USE_JEMALLOCand USE_TCMALLOCare undefined and thenfree(ptr)is used

vigsterkr commented 4 years ago

so the solution is here: https://github.com/shogun-toolbox/shogun/pull/4927 basically the story is that the free is not the right call to deallocate aligned memory on windows

spiovesan commented 4 years ago

I manually changed the my cloned develop branch with your 868a7ab commit and it works. Waiting for the merge into the toolbox.

vigsterkr commented 4 years ago

@spiovesan that's great news! thnx a lot for this feedback!

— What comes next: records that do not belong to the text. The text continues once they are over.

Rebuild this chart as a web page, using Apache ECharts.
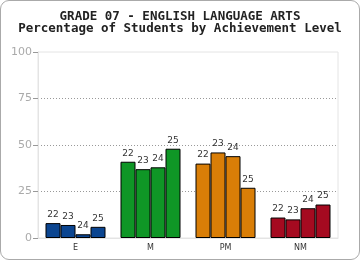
<!DOCTYPE html>
<html lang="en">
  <head>
    <meta charset="UTF-8" />
    <title>Grade 07 ELA</title>
    <script src="https://cdn.jsdelivr.net/npm/echarts@6/dist/echarts.min.js"></script>
    <style>
      body { margin: 0; }
      #chart {
        width: 358px; height: 258px;
        border: 1px solid #aaa; border-radius: 9px;
      }
    </style>
  </head>
  <body>
    <div id="chart"></div>
    <script>
      var levels = ['E', 'M', 'PM', 'NM'];
      var years = ['22', '23', '24', '25'];
      var levelColors = ['#0b4590', '#0f9626', '#d97e07', '#a50a20'];
      // percent per level, one array per year
      var y22 = [8, 41, 40, 11];
      var y23 = [7, 37, 46, 10];
      var y24 = [2, 38, 44, 16];
      var y25 = [6, 48, 27, 18];
      var yTicks = [0, 25, 50, 75, 100];

      var yearData = [y22, y23, y24, y25];
      var mCharts = echarts.init(document.getElementById('chart'));

      var series = years.map(function (yr, i) {
        return {
          name: yr,
          type: 'bar',
          barGap: 0,
          barCategoryGap: '20%',
          data: yearData[i].map(function (v, j) {
            return { value: v, itemStyle: { color: levelColors[j] } };
          }),
          itemStyle: { borderColor: '#000', borderWidth: 1 },
          label: {
            show: true,
            position: 'top',
            distance: 4,
            formatter: yr,
            fontSize: 9,
            color: '#333',
            fontFamily: 'DejaVu Sans'
          }
        };
      });

      var option = {
        animation: false,
        title: {
          text: 'GRADE 07 - ENGLISH LANGUAGE ARTS\nPercentage of Students by Achievement Level',
          left: 'center',
          top: 5,
          textStyle: {
            fontFamily: 'DejaVu Sans Mono',
            fontWeight: 'bold',
            fontSize: 12.5,
            lineHeight: 12,
            color: '#222'
          }
        },
        grid: {
          left: 37, right: 21, top: 51, bottom: 21,
          show: true, borderColor: '#e4e4e4', borderWidth: 1
        },
        xAxis: {
          type: 'category',
          data: levels,
          axisLine: { lineStyle: { color: '#e4e4e4' } },
          axisTick: { show: false },
          axisLabel: { fontSize: 8, color: '#333', margin: 6, fontFamily: 'DejaVu Sans' }
        },
        yAxis: {
          type: 'value',
          min: yTicks[0],
          max: yTicks[yTicks.length - 1],
          interval: 25,
          axisLine: { show: true, lineStyle: { color: '#e4e4e4' } },
          axisTick: { show: true, length: 5, lineStyle: { color: '#999' } },
          axisLabel: { fontSize: 11, color: '#aaa', margin: 6, fontFamily: 'DejaVu Sans' },
          splitLine: {
            showMinLine: false,
            showMaxLine: false,
            lineStyle: { type: [1, 2], color: '#999' }
          }
        },
        series: series
      };

      mCharts.setOption(option);
    </script>
  </body>
</html>
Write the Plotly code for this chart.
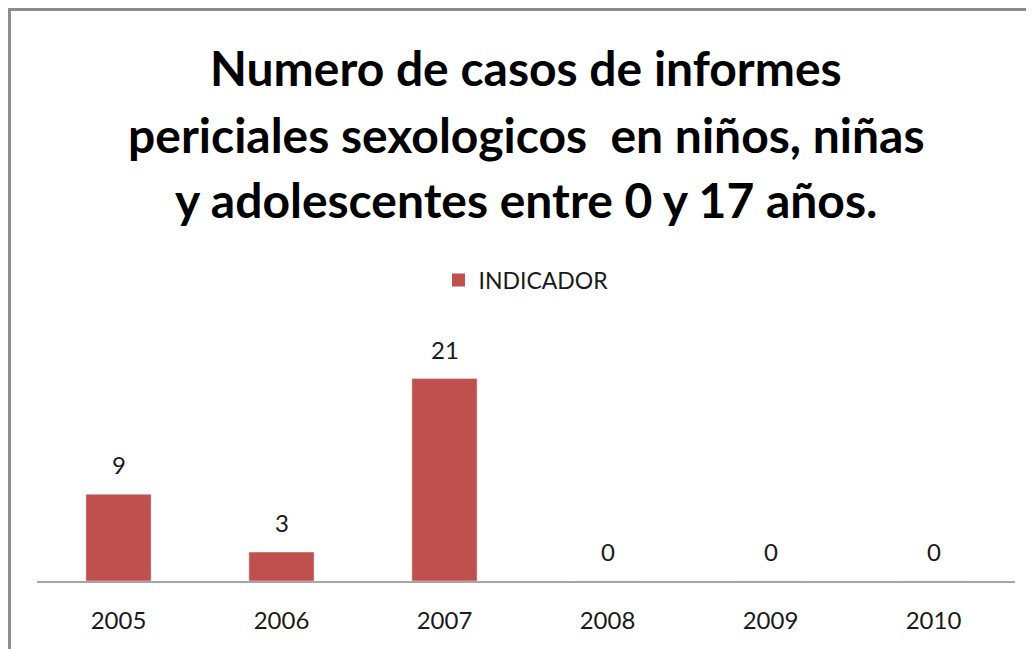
import plotly.graph_objects as go

years = ["2005", "2006", "2007", "2008", "2009", "2010"]
values = [9, 3, 21, 0, 0, 0]
series_name = "INDICADOR"
title_lines = [
    "Numero de casos de informes",
    "periciales sexologicos  en niños, niñas",
    "y adolescentes entre 0 y 17 años.",
]

BAR = "#C0504D"
FONT = "Lato"

fig = go.Figure()
fig.add_trace(go.Bar(
    x=years, y=values, name=series_name, marker_color=BAR,
    width=0.4, showlegend=False,
))
# legend entry with a larger square swatch
fig.add_trace(go.Scatter(
    x=[None], y=[None], mode="markers", name=series_name,
    marker=dict(symbol="square", size=13, color=BAR), showlegend=True,
))

# data labels (category index positions on the category axis)
for i, yv in enumerate(values):
    fig.add_annotation(
        x=i, y=yv, text=str(yv), showarrow=False,
        yanchor="bottom", yshift=13,
        font=dict(family=FONT, size=24, color="#1a1a1a"),
    )

# title lines
for line, ypos in zip(title_lines, [2.129, 1.851, 1.581]):
    fig.add_annotation(
        x=0.5, y=ypos, xref="paper", yref="paper", text="<b>" + line + "</b>",
        showarrow=False, xanchor="center", yanchor="middle",
        font=dict(family=FONT, size=48, color="#000000"),
    )

# border (kept just inside the figure area so all sides render)
fig.add_shape(
    type="rect", xref="paper", yref="paper",
    x0=-0.0281, x1=1.0155, y0=-0.4, y1=2.371,
    line=dict(color="#8c8c8c", width=3), fillcolor="rgba(0,0,0,0)", layer="below",
)

fig.update_layout(
    width=1034, height=649,
    margin=dict(l=29, r=27, t=332, b=76, autoexpand=False),
    paper_bgcolor="white", plot_bgcolor="white",
    font=dict(family=FONT, size=24, color="#1a1a1a"),
    showlegend=True,
    legend=dict(
        orientation="h", x=0.5, xanchor="center", y=1.249, yanchor="middle",
        font=dict(family=FONT, size=23, color="#1a1a1a"),
    ),
)
fig.update_xaxes(
    type="category", range=[-0.5, len(years) - 0.5],
    showline=True, linecolor="#a6a6a6", linewidth=2, showgrid=False,
    ticks="outside", ticklen=17, tickcolor="rgba(0,0,0,0)",
    tickfont=dict(family=FONT, size=24, color="#1a1a1a"),
)
fig.update_yaxes(
    range=[0, 25], visible=False, showgrid=False, zeroline=False,
)

fig.write_html("out.html")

spiovesan commented 4 years ago

I found a new issue in the classifier_mklmulticlass.cpp sample. It gets some weights from here at line 294

float64_t* weights=tsvm->getsubkernelweights(numweights);

but that function allocates memory data in mkl\MKLMulticlass.cpp at line 436 with a new

float64_t* res=new float64_t[numweights];

then with the changes in SGVector.cpp we did

void SGVector<T>::free_data()
{
    SG_ALIGNED_FREE(vector);
}

the dtor fails to free the newallocated data. I could replace here with a SG_ALIGNED_MALLOC, but somewhere else someone could use a delete and that will fail. I suspect that maybe it is not the only issue like that. How to safely fix?